On April 10, 2023, more than three years after the start of the pandemic, President Biden signed a bill ending the national emergency. While there are still people getting COVID, transmission rates have dropped and fewer people are experiencing severe symptoms. The health care landscape is adjusting to a newly endemic stage of COVID.
Updated Safety Guidelines
Following state guidance, Inspira recently ended temperature screenings for patients and visitors and reduced masking requirements for certain facilities. Masks are required when interacting with patients who are experiencing respiratory symptoms, those who have tested positive for COVID or are suspected to have COVID and those who have had close contact with a COVID-positive person in the past 10 days. Inspira also strongly encourages wearing a mask around immunocompromised patients.
“Some patients and employees may be more comfortable wearing a mask, and we do allow for voluntary mask-wearing,” said Evelyn Balogun, M.D., chief medical officer of Ambulatory Services at Inspira. “In addition, if there is an outbreak or a large number of cases in a unit, we may choose to implement mandatory PPE for that area to mitigate the spread of the virus.”
“As we engage with patients, it’s important to help them maintain the healthy behaviors we’ve developed over the past few years,” said Dr. Balogun. Patients should continue washing their hands frequently, staying home when they’re sick and wearing masks in crowded environments if they’re immunocompromised.

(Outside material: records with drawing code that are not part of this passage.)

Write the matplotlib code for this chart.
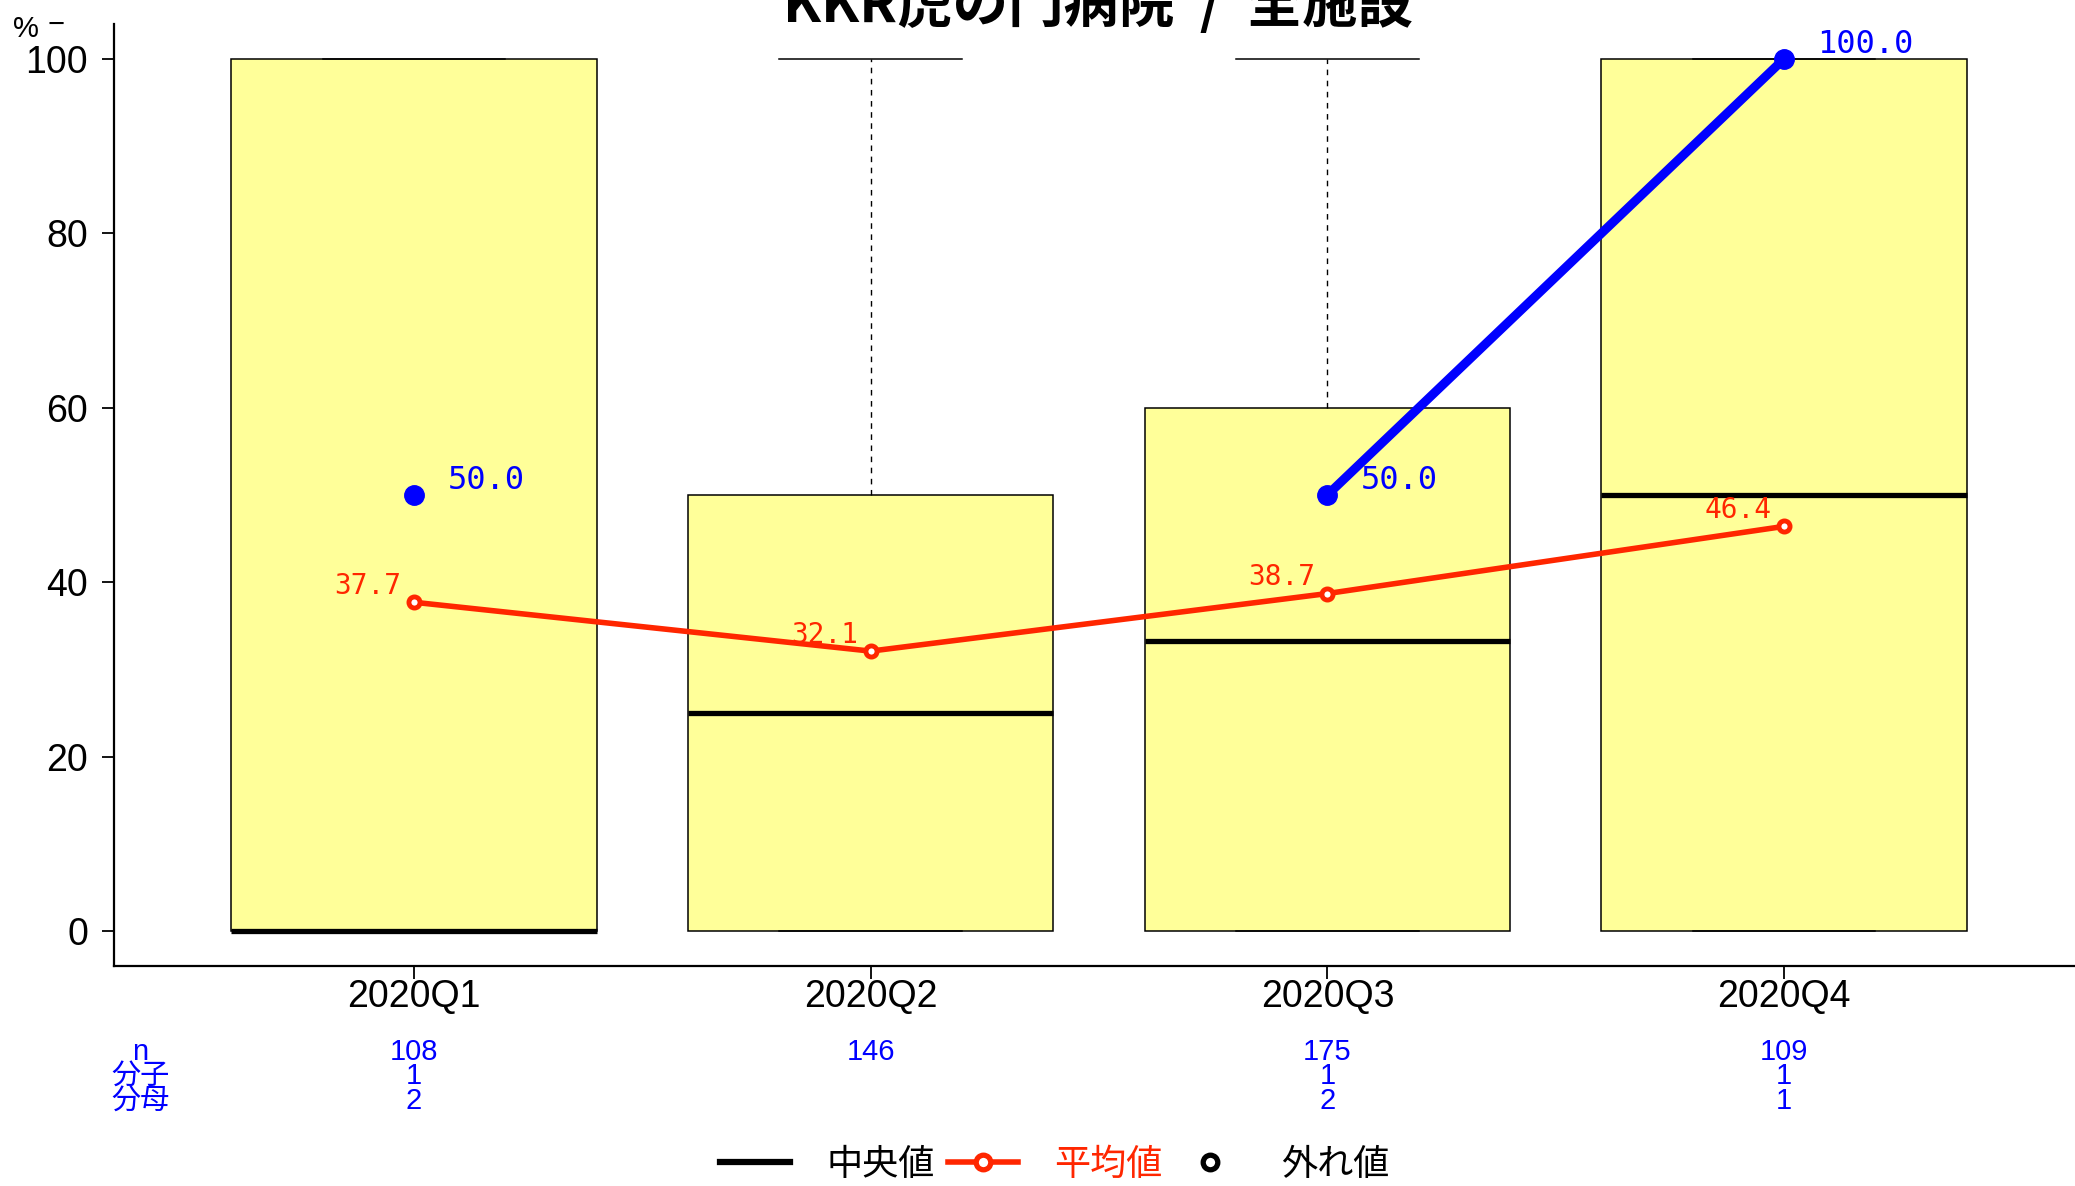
import numpy as np
import matplotlib
matplotlib.use("Agg")
import matplotlib.pyplot as plt
from matplotlib.lines import Line2D
from matplotlib.transforms import blended_transform_factory

plt.rcParams['font.family'] = ['Liberation Sans', 'Noto Sans CJK JP']

# data
quarters = ['2020Q1', '2020Q2', '2020Q3', '2020Q4']
box_q1 = [0, 0, 0, 0]
box_med = [0, 25, 33.3, 50]
box_q3 = [100, 50, 60, 100]
whis_lo = [0, 0, 0, 0]
whis_hi = [100, 100, 100, 100]
means = [37.7, 32.1, 38.7, 46.4]
rate = [50.0, np.nan, 50.0, 100.0]
n_vals = ['108', '146', '175', '109']
numer = ['1', '', '1', '1']
denom = ['2', '', '2', '1']
row_names = ['n', '分子', '分母']

RED = '#FF2600'
BLUE = '#0000FF'
YELLOW = '#FFFF99'

fig = plt.figure(figsize=(20.75, 11.86), dpi=100)
ax = fig.add_axes([0.0549, 0.1855, 0.9451, 0.7943])

x = np.arange(1, len(quarters) + 1)

stats = []
for i in range(len(quarters)):
    stats.append(dict(med=box_med[i], q1=box_q1[i], q3=box_q3[i],
                      whislo=whis_lo[i], whishi=whis_hi[i], fliers=[]))

ax.bxp(stats, positions=x, widths=0.8, capwidths=0.4, patch_artist=True,
       showfliers=False,
       boxprops=dict(facecolor=YELLOW, edgecolor='black', linewidth=1.1),
       whiskerprops=dict(color='black', linewidth=1.0, linestyle=(0, (4, 4))),
       capprops=dict(color='black', linewidth=1.1),
       medianprops=dict(color='black', linewidth=3.8, solid_capstyle='butt'))

# mean line
ax.plot(x, means, color=RED, lw=4, marker='o', ms=8, mfc='white',
        mec=RED, mew=3.5, zorder=5)
for xi, m in zip(x, means):
    ax.annotate(f'{m:.1f}', (xi, m), xytext=(-9, 6), textcoords='offset points',
                ha='right', va='baseline', color=RED, fontsize=20,
                family='DejaVu Sans Mono', zorder=6)

# rate line
ax.plot(x, rate, color=BLUE, lw=6.5, marker='o', ms=14, zorder=7,
        solid_capstyle='round')
for xi, r in zip(x, rate):
    if np.isnan(r):
        continue
    ax.annotate(f'{r:.1f}', (xi, r), xytext=(24, 4.5), textcoords='offset points',
                ha='left', va='baseline', color=BLUE, fontsize=23,
                family='DejaVu Sans Mono', zorder=8)

ax.set_xlim(0.343, 4.637)
ax.set_ylim(-4, 104)
ax.set_xticks(x)
ax.set_xticklabels(quarters)
ax.set_yticks([0, 20, 40, 60, 80, 100])
ax.tick_params(axis='y', labelsize=27, length=8.6, width=1.3, pad=10)
ax.tick_params(axis='x', labelsize=27, length=9.4, width=1.3, pad=0)
for s in ['top', 'right']:
    ax.spines[s].set_visible(False)
for s in ['left', 'bottom']:
    ax.spines[s].set_linewidth(1.6)

# title (cut at top like the original)
fig.text(1098 / 2075, 1 - 22 / 1186, 'KKR虎の門病院  /  全施設', ha='center',
         va='baseline', fontsize=40, fontweight='bold',
         family=['Noto Sans CJK JP'])

fig.text(26 / 2075, 1 - 29 / 1186, '%', ha='center', va='center', fontsize=21)
fig.text(56 / 2075, 1 - 25 / 1186, '−', ha='center', va='center', fontsize=21)

# table under the axis
trans = blended_transform_factory(ax.transData, fig.transFigure)
row_y = [1 - 1052 / 1186, 1 - 1076 / 1186, 1 - 1101 / 1186]
for name, ry in zip(row_names, row_y):
    fig.text(140 / 2075, ry, name, ha='center', va='center', color=BLUE,
             fontsize=21)
for vals, ry in zip([n_vals, numer, denom], row_y):
    for xi, v in zip(x, vals):
        ax.text(xi, ry, v, transform=trans, ha='center', va='center',
                color=BLUE, fontsize=21, clip_on=False)

handles = [
    Line2D([], [], color='black', lw=4.5),
    Line2D([], [], color=RED, lw=4, marker='o', ms=10.5, mfc='white', mec=RED, mew=3.8),
    Line2D([], [], color='none', marker='o', ms=10.5, mfc='white', mec='black', mew=3.8),
]
labels = ['中央値', '平均値', '外れ値']
fig.legend(handles, labels, loc='center', bbox_to_anchor=(1055 / 2075, 1 - 1165 / 1186),
           ncol=3, frameon=False, fontsize=26, handlelength=1.94,
           handletextpad=1.0, columnspacing=0.36, labelcolor=['black', RED, 'black'])

fig.savefig('out.png', dpi=100)
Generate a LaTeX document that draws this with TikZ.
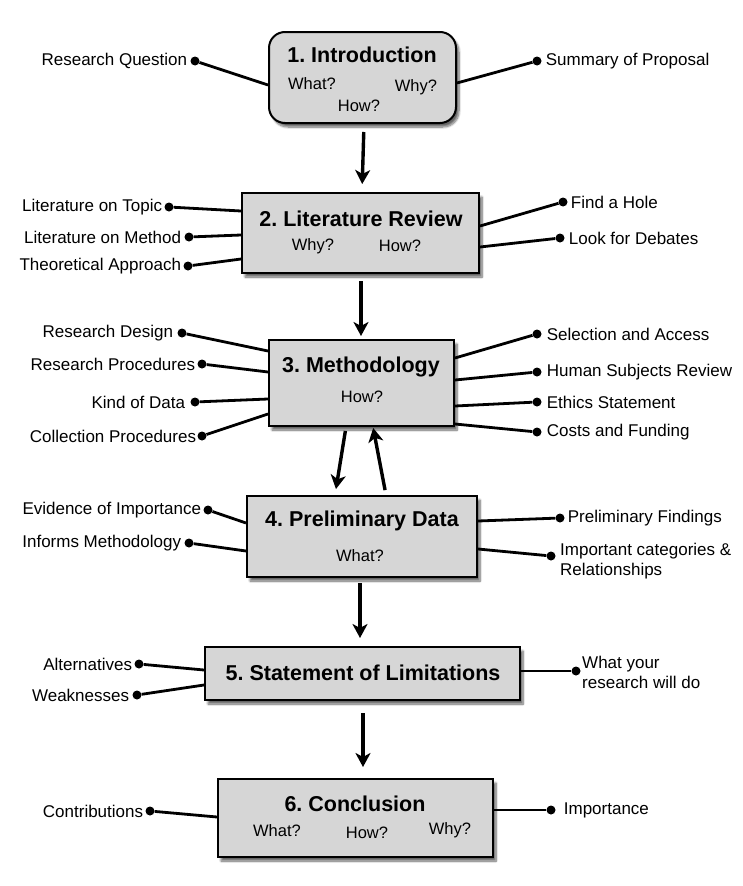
\documentclass[tikz,border=0pt]{standalone}
\usepackage{fontspec}
\setmainfont{Liberation Sans}
\frenchspacing
\usetikzlibrary{arrows.meta,positioning,shadows.blur}

\tikzset{
  stagebox/.style={draw,line width=2pt,fill=black!16,inner sep=0pt,
    blur shadow={shadow xshift=3pt,shadow yshift=-4pt,shadow blur steps=8,shadow opacity=60}},
  stagetitle/.style={font=\fontsize{21.5}{24}\selectfont\bfseries,inner sep=0pt},
  question/.style={font=\fontsize{16.5}{18}\selectfont,inner sep=0pt},
  item/.style={font=\fontsize{17}{20}\selectfont,inner sep=0pt,align=left},
  dot/.style={circle,fill,inner sep=0pt,minimum size=9pt},
  spoke/.style={line width=2.8pt},
  flow/.style={line width=3.4pt,-{Stealth[length=14pt,width=15pt,inset=4pt]}}
}

\begin{document}
\begin{tikzpicture}[x=1pt,y=-1pt]
 \useasboundingbox (0,0) rectangle (742,886);

 % 1. Introduction
 \node[stagebox,rounded corners=16pt,minimum width=187pt,minimum height=91pt] (intro) at (362.5,77.5) {};
 \node[stagetitle] (introT) at (362,55) {1. Introduction};
 \node[question] (introWhat) at (312,84) {What?};
 \node[question] (introWhy) at (416,87) {Why?};
 \node[question] (introHow) at (359,106) {How?};
 \node[dot] (rq) at (195,61) {};
 \node[item,left=3pt of rq] (rqT) {Research Question};
 \draw[spoke] (rq) -- (intro.west |- 0,85);
 \node[dot] (sp) at (537,61) {};
 \node[item,right=4pt of sp] (spT) {Summary of Proposal};
 \draw[spoke] (sp) -- (intro.east |- 0,83);

 % 2. Literature Review
 \node[stagebox,minimum width=237pt,minimum height=80pt] (lit) at (360.5,233) {};
 \node[stagetitle] (litT) at (361,219) {2. Literature Review};
 \node[question] (litWhy) at (313,246) {Why?};
 \node[question] (litHow) at (400,246) {How?};
 \node[dot] (lt) at (169,207) {};
 \node[item,left=2pt of lt] (ltT) {Literature on Topic};
 \draw[spoke] (lt) -- (lit.west |- 0,211);
 \node[dot] (lm) at (189,237) {};
 \node[item,left=3pt of lm] (lmT) {Literature on Method};
 \draw[spoke] (lm) -- (lit.west |- 0,235);
 \node[dot] (ta) at (188,266) {};
 \node[item,left=2pt of ta] (taT) {Theoretical Approach};
 \draw[spoke] (ta) -- (lit.west |- 0,259);
 \node[dot] (fh) at (563,202) {};
 \node[item,right=3pt of fh] (fhT) {Find a Hole};
 \draw[spoke] (fh) -- (lit.east |- 0,226);
 \node[dot] (ld) at (560,238) {};
 \node[item,right=4pt of ld] (ldT) {Look for Debates};
 \draw[spoke] (ld) -- (lit.east |- 0,247);

 % 3. Methodology
 \node[stagebox,minimum width=185pt,minimum height=86pt] (meth) at (361.5,383) {};
 \node[stagetitle] (methT) at (361,367) {3. Methodology};
 \node[question] (methHow) at (362,397) {How?};
 \node[dot] (rd) at (182,333) {};
 \node[item,left=4pt of rd] (rdT) {Research Design};
 \draw[spoke] (rd) -- (meth.west |- 0,351);
 \node[dot] (rp) at (202,364) {};
 \node[item,left=2pt of rp] (rpT) {Research Procedures};
 \draw[spoke] (rp) -- (meth.west |- 0,372);
 \node[dot] (kd) at (195,402) {};
 \node[item,left=5pt of kd] (kdT) {Kind of Data};
 \draw[spoke] (kd) -- (meth.west |- 0,399);
 \node[dot] (cp) at (202,436) {};
 \node[item,left=1pt of cp] (cpT) {Collection Procedures};
 \draw[spoke] (cp) -- (meth.west |- 0,414);
 \node[dot] (sa) at (537,334) {};
 \node[item,right=5pt of sa] (saT) {Selection and Access};
 \draw[spoke] (sa) -- (meth.east |- 0,358);
 \node[dot] (hs) at (537,372) {};
 \node[item,right=5pt of hs] (hsT) {Human Subjects Review};
 \draw[spoke] (hs) -- (meth.east |- 0,380);
 \node[dot] (es) at (537,402) {};
 \node[item,right=5pt of es] (esT) {Ethics Statement};
 \draw[spoke] (es) -- (meth.east |- 0,406);
 \node[dot] (cf) at (537,432) {};
 \node[item,right=5pt of cf] (cfT) {Costs and Funding};
 \draw[spoke] (cf) -- (meth.east |- 0,424);

 % 4. Preliminary Data
 \node[stagebox,minimum width=230pt,minimum height=81pt] (prelim) at (362,536.5) {};
 \node[stagetitle] (prelimT) at (362,521) {4. Preliminary Data};
 \node[question] (prelimWhat) at (360,556) {What?};
 \node[dot] (ei) at (208,510) {};
 \node[item,left=2pt of ei] (eiT) {Evidence of Importance};
 \draw[spoke] (ei) -- (prelim.west |- 0,523);
 \node[dot] (im) at (189,543) {};
 \node[item,left=3pt of im] (imT) {Informs Methodology};
 \draw[spoke] (im) -- (prelim.west |- 0,551);
 \node[dot] (pf) at (560,518) {};
 \node[item,right=3pt of pf] (pfT) {Preliminary Findings};
 \draw[spoke] (pf) -- (prelim.east |- 0,521);
 \node[dot] (ic) at (551,556) {};
 \node[item,anchor=west] (icT) at (560,561) {Important categories \&\\Relationships};
 \draw[spoke] (ic) -- (prelim.east |- 0,549);

 % 5. Statement of Limitations
 \node[stagebox,minimum width=315pt,minimum height=53pt] (limit) at (362.5,673.5) {};
 \node[stagetitle] (limitT) at (363,673) {5. Statement of Limitations};
 \node[dot] (al) at (139,664) {};
 \node[item,left=2pt of al] (alT) {Alternatives};
 \draw[spoke] (al) -- (limit.west |- 0,670);
 \node[dot] (wk) at (137,695) {};
 \node[item,left=3pt of wk] (wkT) {Weaknesses};
 \draw[spoke] (wk) -- (limit.west |- 0,685);
 \node[dot] (wy) at (576,671) {};
 \node[item,anchor=west] (wyT) at (582,672) {What your\\research will do};
 \draw[spoke] (wy) -- (limit.east |- 0,671);

 % 6. Conclusion
 \node[stagebox,minimum width=275pt,minimum height=78pt] (concl) at (355.5,818) {};
 \node[stagetitle] (conclT) at (355,804) {6. Conclusion};
 \node[question] (conclWhat) at (277,831) {What?};
 \node[question] (conclHow) at (367,833) {How?};
 \node[question] (conclWhy) at (450,830) {Why?};
 \node[dot] (co) at (150,811) {};
 \node[item,left=2pt of co] (coT) {Contributions};
 \draw[spoke] (co) -- (concl.west |- 0,817);
 \node[dot] (ip) at (551,810) {};
 \node[item,right=8pt of ip] (ipT) {Importance};
 \draw[spoke] (ip) -- (concl.east |- 0,810);

 % flow between stages
 \draw[flow,shorten <=8pt,shorten >=8pt] (intro.south -| 364,0) -- (lit.north -| 362,0);
 \draw[flow,shorten <=7pt,shorten >=3pt] (lit.south -| 361,0) -- (meth.north -| 361,0);
 \draw[flow,shorten <=4pt,shorten >=6pt] (meth.south -| 346,0) -- (prelim.north -| 335,0);
 \draw[flow,shorten <=5pt,shorten >=1pt] (prelim.north -| 386,0) -- (meth.south -| 373,0);
 \draw[flow,shorten <=5pt,shorten >=8pt] (prelim.south -| 360,0) -- (limit.north -| 360,0);
 \draw[flow,shorten <=12pt,shorten >=11pt] (limit.south -| 363,0) -- (concl.north -| 363,0);
\end{tikzpicture}
\end{document}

Providers should also keep an eye out for updated guidance on COVID boosters from the Food and Drug Administration (FDA) and Centers for Disease Control and Prevention (CDC). “Most recently, the CDC recommended an additional bivalent booster for adults ages 65 and older, as well as patients with weakened immune systems,” said Dr. Balogun. “They also added the recommendation that people ages 6 and older should get the bivalent vaccine regardless of whether they previously completed their primary monovalent series.”
In addition, providers are still identifying cases of long COVID or post-COVID syndrome. “We should understand the symptoms of this condition and focus on rehabilitating patients to their baseline level of functionality,” said Dr. Balogun.
Looking to the Future
As we approach the end of the public health emergency, Dr. Balogun suggests that we have systems in place to help patients catch up on delayed care. “As providers, we need to understand that our patient volume may increase, and we can’t forget to be mindful of our own health. The public health emergency may have an end date, but the process of moving forward from the pandemic is going to roll far beyond that date.”
The end of the public health emergency will also result in a rollback of a long list of waivers and flexibilities. “Take a look at guidance from places like the American Medical Association (AMA), so you have a reasonable catalog of what changes will happen in May. Be situationally aware of how it might affect your practice and your patients,” said Dr. Balogun.
On a brighter note, Dr. Balogun believes that we’ll be able to fast-track recognition and response to similar infectious diseases in the future. “We now have a framework to inform how we monitor, track, define cases, handle community outreach and treat diseases like COVID,” said Dr. Balogun. “That system is impactful and I imagine it will allow us to improve our response to infectious diseases going forward.”